# Aim
Set down all of the entries word for word, omitting the images they contain.

-- start --

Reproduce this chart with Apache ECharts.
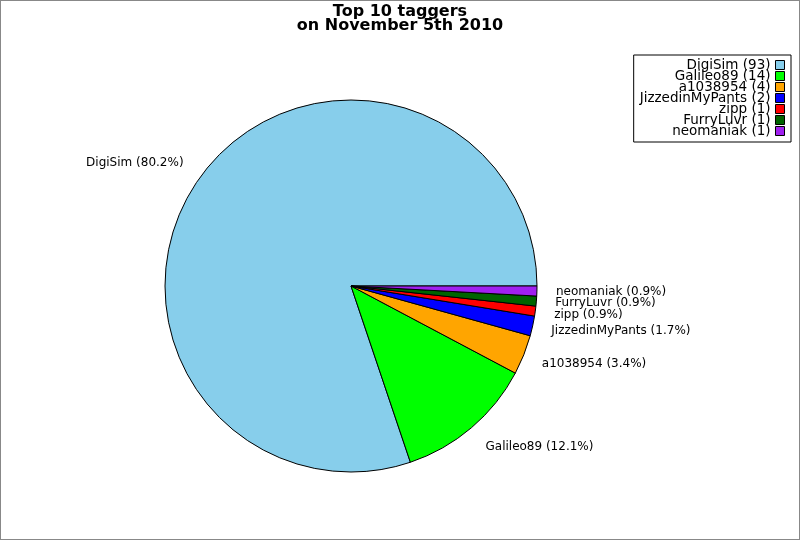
<!DOCTYPE html>
<html>
<head>
<meta charset="utf-8">
<script src="https://cdn.jsdelivr.net/npm/echarts@6/dist/echarts.min.js"></script>
<style>
	html, body { margin: 0; padding: 0; background: #fff; }
	#chart { width: 800px; height: 540px; box-sizing: border-box; border: 1px solid #888; }
</style>
</head>
<body>
<div id="chart"></div>
<script>
// tagger names and tag counts
const names = ['DigiSim', 'Galileo89', 'a1038954', 'JizzedinMyPants', 'zipp', 'FurryLuvr', 'neomaniak'];
const counts = [93, 14, 4, 2, 1, 1, 1];
const colors = ['#87ceeb', '#00ff00', '#ffa500', '#0000ff', '#ff0000', '#006400', '#a020f0'];

const total = counts.reduce((a, b) => a + b, 0);
const font = 'DejaVu Sans';

// mid angle of each slice (counter-clockwise from 3 o'clock), used to nudge labels off the rim
const midAngles = [];
let acc = 0;
counts.forEach((v) => {
	midAngles.push((acc + v / 2) / total * Math.PI * 2);
	acc += v;
});

const myChart = echarts.init(document.getElementById('chart'));
myChart.setOption({
	animation: false,
	title: {
		text: 'Top 10 taggers\non November 5th 2010',
		left: 'center',
		top: -1,
		textStyle: { fontFamily: font, fontSize: 16, fontWeight: 'bold', color: '#000', lineHeight: 14 }
	},
	legend: {
		orient: 'vertical',
		right: 8,
		top: 54,
		align: 'right',
		itemWidth: 9,
		itemHeight: 9,
		itemGap: -3,
		padding: [3, 6, 4, 6],
		borderColor: '#000',
		borderWidth: 1,
		backgroundColor: '#fff',
		icon: 'rect',
		itemStyle: { borderColor: '#000', borderWidth: 1 },
		textStyle: { fontFamily: font, fontSize: 13.5, lineHeight: 11, color: '#000', padding: [0, 0, 0, 0] },
		formatter: (n) => n + ' (' + counts[names.indexOf(n)] + ')',
		data: names
	},
	series: [{
		type: 'pie',
		center: [350, 285],
		radius: 186,
		startAngle: 0,
		clockwise: false,
		avoidLabelOverlap: false,
		itemStyle: { borderColor: '#000', borderWidth: 1 },
		label: {
			show: true,
			position: 'outside',
			fontFamily: font,
			fontSize: 12,
			lineHeight: 11,
			color: '#000',
			formatter: (p) => p.name + ' (' + (p.value / total * 100).toFixed(1) + '%)'
		},
		labelLine: { show: false, length: 14, length2: 0 },
		labelLayout: (p) => ({
			hideOverlap: false,
			dy: -Math.sin(midAngles[p.dataIndex]) * p.labelRect.height * 0.9
		}),
		emphasis: { disabled: true },
		data: names.map((n, i) => ({ name: n, value: counts[i], itemStyle: { color: colors[i] } }))
	}]
});
</script>
</body>
</html>
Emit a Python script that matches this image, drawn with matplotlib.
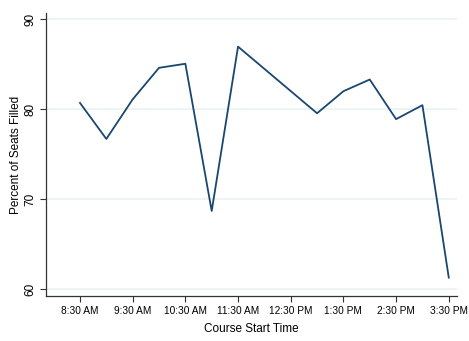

-- end --

# Answer to this problem
Reproduce this chart with Apache ECharts.
<!DOCTYPE html>
<html>
<head>
<meta charset="utf-8">
<script src="https://cdn.jsdelivr.net/npm/echarts@6/dist/echarts.min.js"></script>
<style>
	html, body { margin: 0; padding: 0; background: #fff; }
	#chart { width: 800px; height: 540px; box-sizing: border-box; border: 1px solid #888; }
</style>
</head>
<body>
<div id="chart"></div>
<script>
// tagger names and tag counts
const names = ['DigiSim', 'Galileo89', 'a1038954', 'JizzedinMyPants', 'zipp', 'FurryLuvr', 'neomaniak'];
const counts = [93, 14, 4, 2, 1, 1, 1];
const colors = ['#87ceeb', '#00ff00', '#ffa500', '#0000ff', '#ff0000', '#006400', '#a020f0'];

const total = counts.reduce((a, b) => a + b, 0);
const font = 'DejaVu Sans';

// mid angle of each slice (counter-clockwise from 3 o'clock), used to nudge labels off the rim
const midAngles = [];
let acc = 0;
counts.forEach((v) => {
	midAngles.push((acc + v / 2) / total * Math.PI * 2);
	acc += v;
});

const myChart = echarts.init(document.getElementById('chart'));
myChart.setOption({
	animation: false,
	title: {
		text: 'Top 10 taggers\non November 5th 2010',
		left: 'center',
		top: -1,
		textStyle: { fontFamily: font, fontSize: 16, fontWeight: 'bold', color: '#000', lineHeight: 14 }
	},
	legend: {
		orient: 'vertical',
		right: 8,
		top: 54,
		align: 'right',
		itemWidth: 9,
		itemHeight: 9,
		itemGap: -3,
		padding: [3, 6, 4, 6],
		borderColor: '#000',
		borderWidth: 1,
		backgroundColor: '#fff',
		icon: 'rect',
		itemStyle: { borderColor: '#000', borderWidth: 1 },
		textStyle: { fontFamily: font, fontSize: 13.5, lineHeight: 11, color: '#000', padding: [0, 0, 0, 0] },
		formatter: (n) => n + ' (' + counts[names.indexOf(n)] + ')',
		data: names
	},
	series: [{
		type: 'pie',
		center: [350, 285],
		radius: 186,
		startAngle: 0,
		clockwise: false,
		avoidLabelOverlap: false,
		itemStyle: { borderColor: '#000', borderWidth: 1 },
		label: {
			show: true,
			position: 'outside',
			fontFamily: font,
			fontSize: 12,
			lineHeight: 11,
			color: '#000',
			formatter: (p) => p.name + ' (' + (p.value / total * 100).toFixed(1) + '%)'
		},
		labelLine: { show: false, length: 14, length2: 0 },
		labelLayout: (p) => ({
			hideOverlap: false,
			dy: -Math.sin(midAngles[p.dataIndex]) * p.labelRect.height * 0.9
		}),
		emphasis: { disabled: true },
		data: names.map((n, i) => ({ name: n, value: counts[i], itemStyle: { color: colors[i] } }))
	}]
});
</script>
</body>
</html>
Emit a Python script that matches this image, drawn with matplotlib.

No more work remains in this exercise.